A New Standard for Autonomous Space Navigation

Date7 Jul 2026
Read3 min
A New Standard for Autonomous Space Navigation
For decades, the exploration of alien worlds has been stifled by a single, fundamental bottleneck: the sluggish pace and limited mobility of autonomous platforms. Today's Mars rovers are constrained by an extreme need for caution, transforming every single kilometer of traversal into an arduous, multi-day operation. Enter ERNEST, a new prototype from JPL that promises to disrupt this paradigm by introducing a fundamentally different philosophy of mobility. By fusing active suspension systems with deep learning, the vehicle does more than simply navigate; it dynamically adapts to the terrain in real time.

The Colorado Desert of California recently served as the proving ground for ERNEST (Exploration Rover for Navigating Extreme Sloped Terrain), an experimental rover poised to become the technological cornerstone for the next generation of lunar and Martian missions. Developed by the Jet Propulsion Laboratory (JPL), this compact platform—measuring approximately 1.2 meters in length—was engineered not merely as another research vehicle, but as a sophisticated testbed for systems designed to exponentially increase autonomous traversal distances.

The field test results are compelling: over a 37-hour window, the rover covered roughly 26 kilometers with minimal operator intervention. In specific sectors, ERNEST reached speeds of up to 1 km/h, nearly an order of magnitude faster than the pace of veterans like Curiosity and Perseverance. In the context of interplanetary missions, such a leap in velocity represents a vast expansion of the operational envelope, granting access to scientific targets previously deemed unreachable due to stringent time and energy constraints.

The core technological breakthrough of ERNEST lies in its transition from a passive to an active suspension system. Every previous Mars rover, beginning with the pioneering Sojourner, relied on traditional linkages and joints that distributed loads across the wheels according to a fixed mechanical logic. ERNEST, by contrast, can dynamically redistribute its weight and alter its chassis configuration in real-time based on the complexity of the terrain.

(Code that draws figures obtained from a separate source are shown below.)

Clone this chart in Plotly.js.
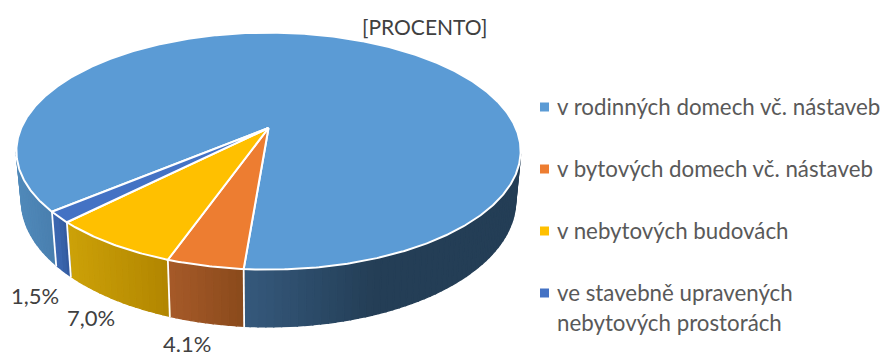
<!DOCTYPE html>
<html><head><meta charset="utf-8">
<script src="https://cdn.plot.ly/plotly-3.0.1.min.js"></script>
<style>html,body{margin:0;padding:0;background:#fff}#c{width:883px;height:352px}</style>
</head><body><div id="c"></div>
<script>
const categories = ['v rodinných domech vč. nástaveb','v bytových domech vč. nástaveb','v nebytových budovách','ve stavebně upravených<br>nebytových prostorách'];
const shareValues = [87.4, 4.1, 7.0, 1.5];
const valueLabels = ['[PROCENTO]','4.1%','7,0%','1,5%'];
const topColors = ['#5B9BD5','#ED7D31','#FFC000','#4472C4'];

// perspective of the disc
const CX=268.5, CY=128, A=247.3, B=114, K=0.195, START=50;
function proj(deg){const t=deg*Math.PI/180,u=-Math.sin(t),v=Math.cos(t),w=1-K*v;return [CX+A*u/w, CY+B*v/w];}
function lower(p){return [CX+(p[0]-CX)*0.98, p[1]+48+0.065*(p[1]-CY)];}
function hex(c){return [1,3,5].map(i=>parseInt(c.substr(i,2),16));}
function mix(stops,x){
  if(x<=stops[0][0])return stops[0][1];
  for(let i=1;i<stops.length;i++){if(x<=stops[i][0]){const f=(x-stops[i-1][0])/(stops[i][0]-stops[i-1][0]);const a=hex(stops[i-1][1]),b=hex(stops[i][1]);return 'rgb('+a.map((q,j)=>Math.round(q+(b[j]-q)*f)).join(',')+')';}}
  return stops[stops.length-1][1];
}
const sideStops=[
 [[17,'#5089B9'],[57,'#487DAD'],[244,'#35597C'],[375,'#243E56'],[520,'#243E56']],
 [[168,'#A65A29'],[243,'#8A4A1B']],
 [[68,'#CCA108'],[168,'#B18500']],
 [[55,'#3C67B0'],[70,'#2F5597']]
];
const total=shareValues.reduce((a,b)=>a+b,0);
let traces=[];
let ang=START, spans=[];
shareValues.forEach((v,i)=>{const sweep=v/total*360;spans.push([ang,ang+sweep]);ang+=sweep;});
const limit=Math.acos(K)*180/Math.PI;
function visible(a){const n=((a%360)+360)%360;return n<=limit||n>=360-limit;}
// side strips
spans.forEach((s,i)=>{
  const step=1.5;
  for(let a=s[0];a<s[1];a+=step){
    const b=Math.min(a+step,s[1]);
    if(!visible(a+1e-6)||!visible(b-1e-6))continue;
    const p=proj(a),q=proj(b),pl=lower(p),ql=lower(q);
    const col=mix(sideStops[i],(p[0]+q[0])/2);
    traces.push({type:'scatter',mode:'lines',x:[p[0],q[0],ql[0],pl[0],p[0]],y:[p[1],q[1],ql[1],pl[1],p[1]],fill:'toself',fillcolor:col,line:{color:col,width:1.4},hoverinfo:'skip',showlegend:false});
  }
});
// white seams on side
spans.forEach(s=>{
  const a=s[0];
  if(visible(a)){const p=proj(a),l=lower(p);traces.push({type:'scatter',mode:'lines',x:[p[0],l[0]],y:[p[1],l[1]+1],line:{color:'#fff',width:1.8},hoverinfo:'skip',showlegend:false});}
});
// top face
spans.forEach((s,i)=>{
  const xs=[CX],ys=[CY];
  for(let a=s[0];a<=s[1]+1e-6;a+=0.5){const p=proj(Math.min(a,s[1]));xs.push(p[0]);ys.push(p[1]);}
  const e=proj(s[1]);xs.push(e[0],CX);ys.push(e[1],CY);
  traces.push({type:'scatter',mode:'lines',x:xs,y:ys,fill:'toself',fillcolor:topColors[i],line:{color:'#fff',width:2},hoverinfo:'skip',showlegend:false});
});
// legend keys
const legendY=[107,169,231,293];
traces.push({type:'scatter',mode:'markers',x:legendY.map(()=>544.5),y:legendY,marker:{symbol:'square',size:9,color:topColors},hoverinfo:'skip',showlegend:false});
const legendFont={family:'Lato, Carlito, sans-serif',size:22.3,color:'#595959'};
const labelFont={family:'Lato, Carlito, sans-serif',size:22,color:'#404040'};
const ann=[];
categories.forEach((c,i)=>{
  const parts=c.split('<br>');
  parts.forEach((t,j)=>ann.push({x:555,y:legendY[i]-1+j*30,xref:'x',yref:'y',text:t,showarrow:false,xanchor:'left',yanchor:'middle',font:legendFont}));
});
const labelPos=[[424.5,26],[187,343],[91,317],[34.5,295]];
valueLabels.forEach((t,i)=>ann.push({x:labelPos[i][0],y:labelPos[i][1],xref:'x',yref:'y',text:t,showarrow:false,xanchor:'center',yanchor:'middle',font:i===0?Object.assign({},labelFont,{size:21}):labelFont}));
Plotly.newPlot('c',traces,{
  width:883,height:352,margin:{l:0,r:0,t:0,b:0},paper_bgcolor:'#fff',plot_bgcolor:'#fff',showlegend:false,
  xaxis:{range:[0,883],visible:false,fixedrange:true},
  yaxis:{range:[352,0],visible:false,fixedrange:true},
  annotations:ann
},{displayModeBar:false,staticPlot:true});
</script></body></html>
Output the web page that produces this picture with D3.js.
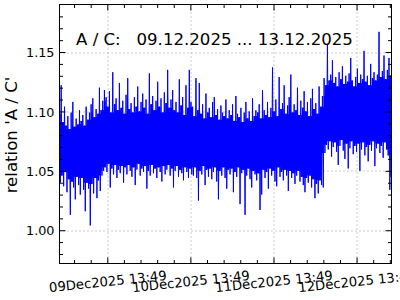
<!DOCTYPE html>
<html>
<head>
<meta charset="utf-8">
<script src="https://cdnjs.cloudflare.com/ajax/libs/d3/7.8.5/d3.min.js"></script>
<style>
	body { margin: 0; background: #fff; }
	svg { display: block; }
	text { font-family: "DejaVu Sans", sans-serif; }
</style>
</head>
<body>
<div id="vis"></div>
<script>
const width = 400;
const height = 300;

// time span of the record
const startTime = "2025-12-09T00:01:00Z";
const endTime = "2025-12-12T23:54:00Z";

// upper / lower excursion of A/C per time slot
const hi = [
	1.098,1.122,1.091,1.104,1.088,1.096,1.085,1.099,1.108,1.087,1.094,1.089,1.101,1.092,1.097,1.088,1.104,1.093,1.099,1.106,
	1.111,1.095,1.102,1.098,1.120,1.101,1.109,1.118,
	1.112,1.104,1.117,1.099,1.133,1.106,1.111,1.101,1.124,1.103,1.109,1.098,1.114,1.128,1.102,1.107,1.099,1.112,1.104,1.121,
	1.100,1.108,1.115,1.103,1.110,1.098,1.132,1.106,1.113,1.101,1.109,1.125,1.104,1.111,1.099,1.116,1.107,1.135,1.103,1.110,
	1.118,1.101,1.108,1.099,1.127,1.105,1.112,1.097,1.122,1.103,1.135,1.108,
	1.104,1.096,1.128,1.101,1.124,1.098,1.106,1.094,1.115,1.099,1.103,1.095,1.108,1.112,1.097,1.102,1.093,1.105,1.099,1.096,
	1.110,1.094,1.101,1.097,1.106,1.092,1.113,1.098,1.095,1.103,1.091,1.099,1.108,1.094,1.100,1.092,1.111,1.096,1.101,
	1.099,1.106,1.094,1.118,1.101,1.097,1.108,1.095,1.103,1.137,1.100,1.110,1.096,1.129,1.102,1.107,1.122,1.098,1.105,1.112,
	1.131,1.099,1.106,1.101,1.120,1.097,1.109,1.103,1.117,1.100,1.108,1.096,1.111,1.119,1.102,1.107,1.098,1.121,1.104,1.113,
	1.128,1.122,1.156,1.126,1.131,1.143,1.124,1.129,1.121,1.133,1.127,1.138,1.123,1.130,1.125,1.132,1.145,1.126,1.121,1.129,
	1.136,1.124,1.131,1.127,1.151,1.125,1.130,1.122,1.140,1.128,1.133,1.126,1.131,1.167,1.129,1.134,1.147,1.127,1.135,1.145,
	1.130
];
const lo = [
	1.040,1.046,1.037,1.049,1.032,1.043,1.013,1.041,1.036,1.026,1.045,1.038,1.030,1.044,1.034,1.016,1.040,1.035,1.004,1.039,
	1.031,1.044,1.027,1.042,1.033,1.046,1.050,1.053,
	1.049,1.056,1.036,1.052,1.047,1.055,1.044,1.051,1.048,1.054,1.040,1.053,1.047,1.055,1.050,1.045,1.053,1.038,1.051,1.056,
	1.046,1.052,1.049,1.054,1.035,1.050,1.046,1.055,1.048,1.052,1.044,1.053,1.049,1.041,1.054,1.047,1.051,1.055,1.046,1.052,
	1.036,1.050,1.054,1.045,1.051,1.048,1.042,1.053,1.049,1.044,1.052,1.047,
	1.046,1.053,1.044,1.025,1.050,1.047,1.054,1.038,1.051,1.045,1.052,1.043,1.049,1.053,1.041,1.026,1.050,1.046,1.053,1.044,
	1.035,1.051,1.047,1.052,1.032,1.049,1.045,1.053,1.022,1.048,1.051,1.013,1.046,1.052,1.043,1.036,1.050,1.047,1.042,
	1.048,1.017,1.030,1.051,1.044,1.049,1.035,1.052,1.046,1.050,1.041,1.037,1.053,1.045,1.049,1.042,1.051,1.046,1.033,1.050,
	1.044,1.048,1.039,1.046,1.050,1.041,1.045,1.038,1.032,1.044,1.040,1.046,1.036,1.043,1.027,1.039,1.031,1.042,1.038,1.036,
	1.065,1.072,1.068,1.075,1.062,1.070,1.074,1.066,1.055,1.071,1.076,1.067,1.060,1.073,1.052,1.069,1.075,1.064,1.071,1.066,
	1.073,1.050,1.068,1.074,1.063,1.070,1.058,1.072,1.067,1.075,1.054,1.069,1.073,1.065,1.071,1.061,1.074,1.068,1.063,1.034,
	1.045
];

const yTicks = [1.00, 1.05, 1.10, 1.15];
const yTickLabels = ["1.00", "1.05", "1.10", "1.15"];
const xTicks = ["2025-12-09T13:49:00Z", "2025-12-10T13:49:00Z", "2025-12-11T13:49:00Z", "2025-12-12T13:48:40Z"];
const xTickLabels = ["09Dec2025 13:49", "10Dec2025 13:49", "11Dec2025 13:49", "12Dec2025 13:48"];
const title = "A / C:   09.12.2025 ... 13.12.2025";
const yLabel = "relation 'A / C'";

const margin = {top: 4.5, right: 8.5, bottom: 36.5, left: 59.5};
const w = width - margin.left - margin.right;
const h = height - margin.top - margin.bottom;

const t0 = d3.isoParse(startTime);
const t1 = d3.isoParse(endTime);

// interleave the two excursions into one sampled trace
const n = hi.length * 2;
const timeAt = k => new Date(+t0 + k * (t1 - t0) / (n - 1));
const series = d3.range(n).map(k => ({
	t: timeAt(k),
	v: k % 2 === 0 ? hi[k / 2] : lo[(k - 1) / 2]
}));

// dense core: the part every neighbouring swing passes through
const core = hi.map((d, i) => {
	const a = Math.max(0, i - 1), b = Math.min(hi.length, i + 2);
	return {
		t: timeAt(2 * i + 0.5),
		top: d3.min(hi.slice(a, b)),
		bot: d3.max(lo.slice(a, b))
	};
});

const x = d3.scaleUtc()
	.domain([t0, t1])
	.range([0, w]);

const y = d3.scaleLinear()
	.domain([0.972, 1.19])
	.range([h, 0]);

const majorX = xTicks.map(d3.isoParse);
const minorX = d3.range(-3, 20)
	.map(k => new Date(+majorX[0] + k * 4.8 * 3600e3))
	.filter(d => d > t0 && d < t1 && !majorX.some(m => Math.abs(m - d) < 6e4));
const minorY = d3.range(98, 119).map(k => k / 100).filter(v => !yTicks.some(t => Math.abs(t - v) < 1e-6));

const svg = d3.select("#vis")
	.append("svg")
		.attr("width", width)
		.attr("height", height)
	.append("g")
		.attr("transform", `translate(${margin.left}, ${margin.top})`);

svg.append("defs")
	.append("clipPath")
		.attr("id", "clip")
	.append("rect")
		.attr("width", w)
		.attr("height", h);

// grid
const grid = svg.append("g")
	.attr("stroke", "#808080")
	.attr("stroke-width", 0.8)
	.attr("stroke-dasharray", "1,3");

grid.selectAll("line.gx")
	.data(majorX)
	.enter()
	.append("line")
		.attr("x1", d => Math.round(x(d)) + 0.5)
		.attr("x2", d => Math.round(x(d)) + 0.5)
		.attr("y1", 0)
		.attr("y2", h);

grid.selectAll("line.gy")
	.data(yTicks)
	.enter()
	.append("line")
		.attr("x1", 0)
		.attr("x2", w)
		.attr("y1", d => Math.round(y(d)) + 0.5)
		.attr("y2", d => Math.round(y(d)) + 0.5);

// the trace
const plot = svg.append("g")
	.attr("clip-path", "url(#clip)");

plot.append("path")
	.datum(core)
	.attr("fill", "#0000ff")
	.attr("d", d3.area()
		.curve(d3.curveStep)
		.x(d => x(d.t))
		.y0(d => y(d.bot))
		.y1(d => y(d.top)));

plot.append("path")
	.datum(series)
	.attr("fill", "none")
	.attr("stroke", "#0000ff")
	.attr("stroke-width", 1)
	.attr("d", d3.line()
		.x(d => x(d.t))
		.y(d => y(d.v)));

// ticks, pointing inwards on all four sides
const tickLayer = (axis, transform) => {
	const g = svg.append("g")
		.attr("transform", transform)
		.call(axis);
	g.select(".domain").remove();
	g.selectAll("line").attr("stroke", "#000");
	return g;
};

tickLayer(d3.axisBottom(x).tickValues(minorX).tickSize(-3.5).tickFormat(""), `translate(0, ${h})`);
tickLayer(d3.axisTop(x).tickValues(minorX).tickSize(-3.5).tickFormat(""), "translate(0, 0)");
tickLayer(d3.axisTop(x).tickValues(majorX).tickSize(-6).tickFormat(""), "translate(0, 0)");
tickLayer(d3.axisLeft(y).tickValues(minorY).tickSize(-3.5).tickFormat(""), "translate(0, 0)");
tickLayer(d3.axisRight(y).tickValues(minorY).tickSize(-3.5).tickFormat(""), `translate(${w}, 0)`);
tickLayer(d3.axisRight(y).tickValues(yTicks).tickSize(-6).tickFormat(""), `translate(${w}, 0)`);

const xAxis = tickLayer(d3.axisBottom(x)
	.tickValues(majorX)
	.tickSize(-6)
	.tickFormat((d, i) => xTickLabels[i]), `translate(0, ${h})`);

xAxis.selectAll("text")
	.attr("font-family", "DejaVu Sans")
	.attr("font-size", 13.2)
	.attr("fill", "#000")
	.attr("y", 0)
	.attr("dy", 0)
	.attr("transform", "translate(0.5, 22.5) rotate(-6)");

const yAxis = tickLayer(d3.axisLeft(y)
	.tickValues(yTicks)
	.tickSize(-6)
	.tickPadding(5)
	.tickFormat((d, i) => yTickLabels[i]), "translate(0, 0)");

yAxis.selectAll("text")
	.attr("font-family", "DejaVu Sans")
	.attr("font-size", 12.8)
	.attr("fill", "#000")
	.attr("dy", "0.36em");

// frame
svg.append("rect")
	.attr("width", w)
	.attr("height", h)
	.attr("fill", "none")
	.attr("stroke", "#000")
	.attr("stroke-width", 1);

// annotation inside the axes
svg.append("text")
	.attr("x", 76 - margin.left)
	.attr("y", 44.5 - margin.top)
	.attr("font-size", 16.6)
	.style("white-space", "pre")
	.text(title);

svg.append("text")
	.attr("transform", `translate(${17 - margin.left}, ${135 - margin.top}) rotate(-90)`)
	.attr("text-anchor", "middle")
	.attr("font-size", 16.6)
	.text(yLabel);
</script>
</body>
</html>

This versatility allows the platform to toggle between several modes of locomotion. Beyond standard traversal, the rover is capable of "wheel-stepping" to scale steep ledges and rocky obstacles, or "crab-walking"—a lateral translation enabled by four independently steered mesh wheels. To optimize power consumption, engineers integrated a coupling mechanism that allows the suspension to revert to a passive state when navigating flat terrain.

Particular attention was paid to illumination dynamics. Testing was conducted across a full diurnal cycle, from dawn and the harsh glare of midday to deep twilight and total darkness. This is critical for future missions to the lunar poles, where the low angle of the Sun creates extreme, high-contrast shadows. In such environments, traditional computer vision systems often falter, misidentifying shadows as craters or failing to detect jagged rocks.

The intelligence driving ERNEST is rooted in Reinforcement Learning (RL). The development process mirrored the creation of a "digital twin": JPL constructed a high-fidelity virtual model of the rover, integrating precise data on the physical interaction between the wheels and various soil types. By running thousands of hours of simulations on high-performance computing clusters, the algorithms were able to "learn" optimal behaviors in a virtual environment within a matter of days.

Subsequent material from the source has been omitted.